Les attentats du 13 novembre 2015 à Paris ont montré à quel point il était facile pour des terroristes de se fondre dans les rangs de centaines de milliers de migrants et de s’installer discrètement en Europe pour y commettre des attentats. Les frontières ouvertes sur le continent ont permis aux membres des commandos d’arriver sans encombre jusqu’en France. Ceux qui possèdent un passeport européen comme Salah Abdeslam et Abdelhamid Abaoud peuvent passer encore plus facilement à travers les mailles du filet. L’absence de contrôles frontaliers entre les pays de la zone Schengen facilite aussi la fuite après coup.

Alors qu’il était l’individu le plus recherché d’Europe, Anis Amri, l’auteur de l’attentat du marché de Noël à Berlin, a ainsi pu tranquillement passer de l’Allemagne vers les Pays-Bas, la Belgique et la France avant d’être finalement tué dans une banlieue de Milan, en Italie, lors d’un contrôle de routine.

Comment juger les djihadistes de retour en Europe?

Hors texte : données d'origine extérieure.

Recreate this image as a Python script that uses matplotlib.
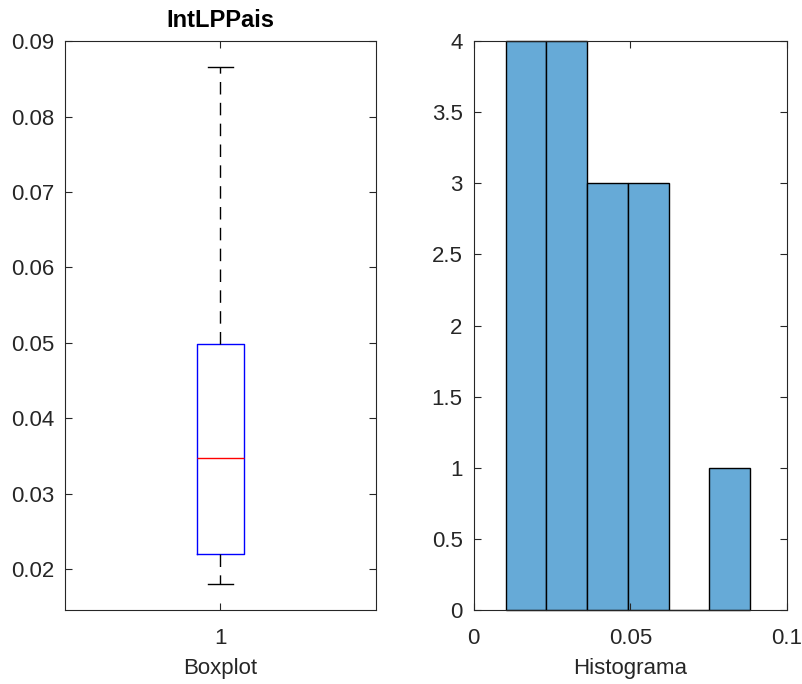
import matplotlib
matplotlib.use("Agg")
import matplotlib.pyplot as plt
import numpy as np

plt.rcParams["font.family"] = ["Liberation Sans", "DejaVu Sans"]

# boxplot summary
box_stats = dict(med=0.0347, q1=0.0221, q3=0.0498, whislo=0.0180, whishi=0.0866, label="1")

# histogram bins and counts
bin_edges = [0.0102, 0.0232, 0.0362, 0.0492, 0.0622, 0.0752, 0.0882]
counts = [4, 4, 3, 3, 0, 1]

INK = "#262626"

fig = plt.figure(figsize=(8.03, 6.84), dpi=100)
ax1 = fig.add_axes([0.081, 0.108, 0.387, 0.832])
ax2 = fig.add_axes([0.590, 0.108, 0.390, 0.832])

for ax in (ax1, ax2):
    ax.tick_params(direction="in", length=5, width=0.8, colors=INK,
                   labelsize=16, top=True, right=True, pad=8)
    ax.tick_params(axis="x", pad=13)
    for s in ax.spines.values():
        s.set_color(INK)
        s.set_linewidth(0.8)

# left: boxplot
ax1.bxp([box_stats], positions=[1], widths=0.15, showfliers=False,
        boxprops=dict(color="blue", linewidth=1),
        medianprops=dict(color="red", linewidth=1),
        whiskerprops=dict(color="black", linewidth=1, linestyle=(0, (9, 6))),
        capprops=dict(color="black", linewidth=1), capwidths=0.08)
ax1.set_xlim(0.5, 1.5)
ax1.set_ylim(0.0146, 0.09)
ax1.set_yticks(np.arange(0.02, 0.0901, 0.01))
ax1.set_yticklabels([f"{v:.2f}" for v in np.arange(0.02, 0.0901, 0.01)])
ax1.set_xlabel("Boxplot", fontsize=16, color=INK, labelpad=6)
ax1.set_title("IntLPPais", fontsize=17, fontweight="bold", pad=10)

# right: histogram
edges = np.array(bin_edges)
bars = ax2.bar(edges[:-1], counts, width=np.diff(edges), align="edge",
               color="#66aad7", edgecolor="black", linewidth=1)
for b in bars:
    b.set_clip_on(False)
ax2.set_xlim(0, 0.1)
ax2.set_ylim(0, 4)
ax2.set_xticks([0, 0.05, 0.1])
ax2.set_xticklabels(["0", "0.05", "0.1"])
ax2.set_yticks(np.arange(0, 4.01, 0.5))
ax2.set_yticklabels(["0", "0.5", "1", "1.5", "2", "2.5", "3", "3.5", "4"])
ax2.set_xlabel("Histograma", fontsize=16, color=INK, labelpad=6)

fig.savefig("out.png")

L’autre problème auquel sont confrontés les pays européens est la faiblesse de l’arsenal juridique et judiciaire contre les ressortissants européens de retour de Syrie ou d’Irak. Si certains pays, comme la France, ont durci les peines encourues, encore faut-il prouver qu’un individu est bien allé combattre dans les rangs d’un groupe islamiste. Et, même condamné à plusieurs années de prison, comment s’assurer qu’un jeune embrigadé ne représentera pas une menace pour la société au moment de sa libération.

Une bonne partie des auteurs des attentats commis au cours des dernières années en France et en Belgique ont en effet été radicalisés en prison. Des programmes de déradicalisation ont été mis sur pied ou sont en cours d’élaboration en France, mais leur efficacité est encore loin d’être établie.

Pour les leaders européens, conscients de cette grande vulnérabilité, la tentation est grande d’agir en amont : d’empêcher le retour des djihadistes dans leur pays d’origine en les éliminant purement et simplement.

La France ne confirmera jamais officiellement procéder à des assassinats ciblés en Irak ou en Syrie, car cela reviendrait à reconnaître des exécutions extrajudiciaires, par nature illégales. Mais l’allié américain communique plus ouvertement sur ses nombreuses frappes de drone. Après recoupement d’informations issues du Pentagone, le quotidien français Le Monde affirme qu’au moins huit djihadistes français ont ainsi été tués lors d’exécutions ciblées dont sept par l’armée américaine.

En entrevue pour le livre de confidences Un président ne devrait pas dire ça…, François Hollande confirmait aussi du bout des lèvres que d’autres djihadistes français ont été tués par des forces spéciales françaises lors d’opérations « homicide ». Officiellement, les personnes ciblées, les HVI (pour High Value Individuals), sont tuées lors d’opérations visant des structures militaires comme des centres d’entraînement au nom de la légitime défense collective.

Après la multiplication dernièrement de mesures jugées liberticides comme les pouvoirs accrus donnés aux services de renseignement et la généralisation des écoutes et de l’interception de communications personnelles au nom de la lutte antiterroriste, les exécutions extrajudiciaires soulèvent aussi beaucoup de questions légales, éthiques et philosophiques.

Pour combattre des individus ayant déclaré la guerre aux sociétés occidentales et à leurs valeurs, tous les coups sont-ils permis? Peut-on, au nom de la défense de sociétés basées sur le respect du droit et des libertés, fouler du pied ces mêmes valeurs? Un dilemme auquel les chefs d’État et de gouvernement en Europe risquent d’être de plus en plus souvent confrontés en 2017.